«On a toujours dit des choses sur le Mali qui ne sont pas vraies… Certains ont toujours suggéré des choses qui ne sont pas faisables… On m’a toujours taxé de muet. Maintenant, je vais parler». On a rarement vu le Président de la République, Amadou Toumani Touré, en avoir aussi gros sur le cœur. Même lors de l’attaque de Nampala, alors qu’il se trouvait à Diéma, en route pour la Biennale à Kayes. Lors de la cérémonie d’ouverture du Forum des éditeurs africains, jeudi dernier, ATT a tout simplement déchargé ce qu’il avait sur la conscience depuis de nombreux mois.
Dire que le Président de la République, notre ATT national, n’est pas touché au plus profond de son cœur lorsqu’on accuse le Mali d’être le refuge des islamistes ou d’être laxiste dans sa façon de gérer le trafic de drogue, d’armes ou de munitions… est une litote. Et il n’est pas passé par quatre chemins pour le faire savoir.
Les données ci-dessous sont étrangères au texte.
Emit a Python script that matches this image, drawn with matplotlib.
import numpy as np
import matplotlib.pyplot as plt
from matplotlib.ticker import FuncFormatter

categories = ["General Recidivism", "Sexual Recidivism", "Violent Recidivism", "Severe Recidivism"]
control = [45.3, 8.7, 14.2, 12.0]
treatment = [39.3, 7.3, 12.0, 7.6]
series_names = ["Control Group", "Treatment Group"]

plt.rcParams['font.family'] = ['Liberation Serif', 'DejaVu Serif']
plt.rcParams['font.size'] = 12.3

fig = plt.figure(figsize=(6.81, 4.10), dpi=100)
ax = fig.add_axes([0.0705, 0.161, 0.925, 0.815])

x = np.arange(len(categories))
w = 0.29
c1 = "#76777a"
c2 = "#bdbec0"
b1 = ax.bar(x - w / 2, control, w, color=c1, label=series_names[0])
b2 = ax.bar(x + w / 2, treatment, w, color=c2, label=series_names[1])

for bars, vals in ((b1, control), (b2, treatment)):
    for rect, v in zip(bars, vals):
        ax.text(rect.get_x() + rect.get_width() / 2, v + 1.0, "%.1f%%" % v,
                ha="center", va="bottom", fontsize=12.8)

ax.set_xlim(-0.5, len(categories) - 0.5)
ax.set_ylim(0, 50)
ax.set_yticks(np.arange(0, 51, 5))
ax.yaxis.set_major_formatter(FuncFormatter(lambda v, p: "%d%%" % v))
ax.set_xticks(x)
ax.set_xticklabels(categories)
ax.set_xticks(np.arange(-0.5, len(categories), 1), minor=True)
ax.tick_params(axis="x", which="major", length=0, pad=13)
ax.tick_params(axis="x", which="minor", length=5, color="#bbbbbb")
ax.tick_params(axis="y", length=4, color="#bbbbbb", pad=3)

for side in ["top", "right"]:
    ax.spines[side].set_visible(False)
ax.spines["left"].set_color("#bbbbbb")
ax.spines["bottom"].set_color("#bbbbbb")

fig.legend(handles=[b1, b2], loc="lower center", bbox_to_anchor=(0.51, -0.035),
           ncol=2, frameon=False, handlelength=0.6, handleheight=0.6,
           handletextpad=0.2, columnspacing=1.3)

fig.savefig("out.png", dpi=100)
Dans son intervention d’une quarantaine de minutes, il a tout d’abord souligné que «la non résolution des problèmes de la bande sahélo-sahélienne est tout simplement due au déficit de coopération». «J’ai observé le problème en tant qu’ancien médiateur et j’en suis venu à la conclusion qu’un seul pays ne peut pas le résoudre. J’ai fait appel à tous mes voisins afin que nous y trouvions une solution. Les forces armées et de sécurité des pays se sont réunies, les diplomates aussi. Mais je n’arrive pas encore à réunir tous les présidents concernés. Quand certains décident de venir, d’autres estiment qu’ils ne doivent pas se retrouver avec eux sur la même table. C’est là que le véritable problème se trouve. Je suis même prêt à me réunir avec eux à l’aéroport de Bamako Sénou, s’il le faut. Je voudrais dire que nous ne baisserons pas le bras, nous ne fuirons pas nos responsabilités. Nous sommes et resterons toujours prêts».
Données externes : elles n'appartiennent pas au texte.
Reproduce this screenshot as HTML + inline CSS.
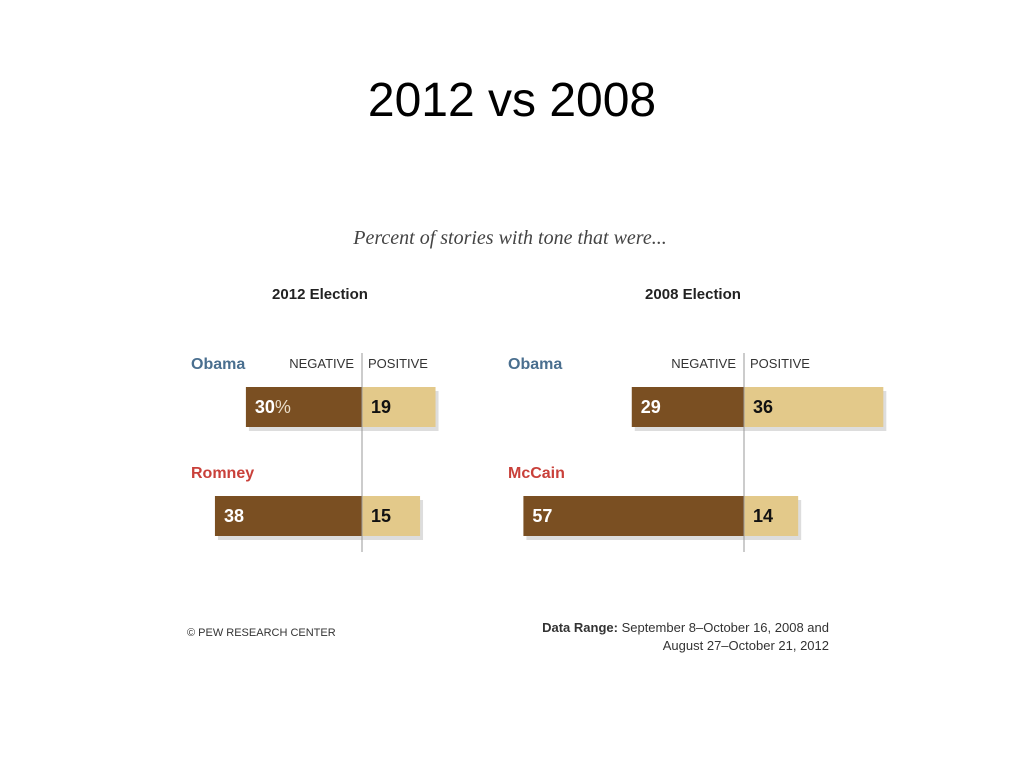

Et ATT de revenir sur la fameuse histoire de «maillon faible». «On nous taxe d’être le maillon faible de la chaîne. Nous n’en sommes pas un. D’ailleurs, où est la chaîne? Il est aisé de dire, à chaque fois, que les islamistes sont au Nord du Mali. Le Nord du Mali c’est le Sud de l’Algérie, c’est l’Est d’un autre pays. Au lieu de se mettre à jeter la pierre sur les autres, on ferait mieux de se donner la main pour combattre ce fléau transfrontalier. Ces personnes qui font du mal au nom de l’Islam sont venues d’ailleurs. Au Mali, nous connaissons, depuis des siècles, un islam tolérant, humain et sacré» a martelé le Président.
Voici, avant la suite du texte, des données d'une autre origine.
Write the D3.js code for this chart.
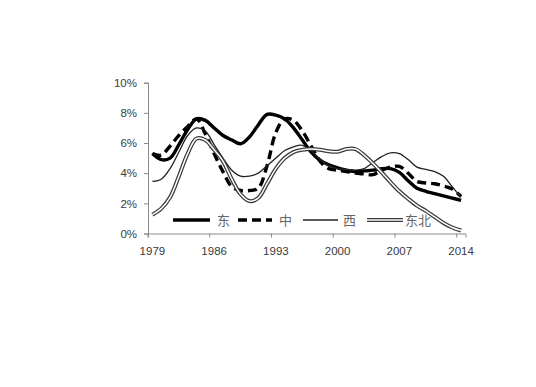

Il n’a pas non plus passé sous silence les conseils de certains Européens, qui pensent qu’il faut en passer par des «frappes ponctuelles». «Je suis assez impliqué et informé sur ce problème de banditisme au Nord du Mali, depuis plusieurs années. Les troupes qui partaient sur le terrain étaient, pour la plupart, commandées par moi. Je connais le Nord du Mali pour l’avoir sillonné. Alors, quand on vient me parler de frappes ponctuelles, je réponds que ce n’est pas une bonne option. Quand on frappe, on se replie. En revenant, l’ennemi revient aussi. Nous avons déjà perdu assez d’hommes en agissant de cette manière. Nous avons appris que, lorsque nous nous replions, les bandits reviennent avec des renforts qui viennent de l’extérieur de notre pays. Je crois donc qu’il faut circonscrire le mal ensemble. Si les pays concernés par le phénomène se donnent la main, on peut boucler les frontières, empêcher l’ennemi de se ravitailler en logistique. Nous pourrons ensuite passer à l’attaque» a poursuivi ATT.
ATT affirmera, pour conclure, que l’option militaire peut apporter une solution à court terme au problème. «Mais il faut que les institutions politiquent jouent leur rôle afin qu’une solution durable soit trouvée».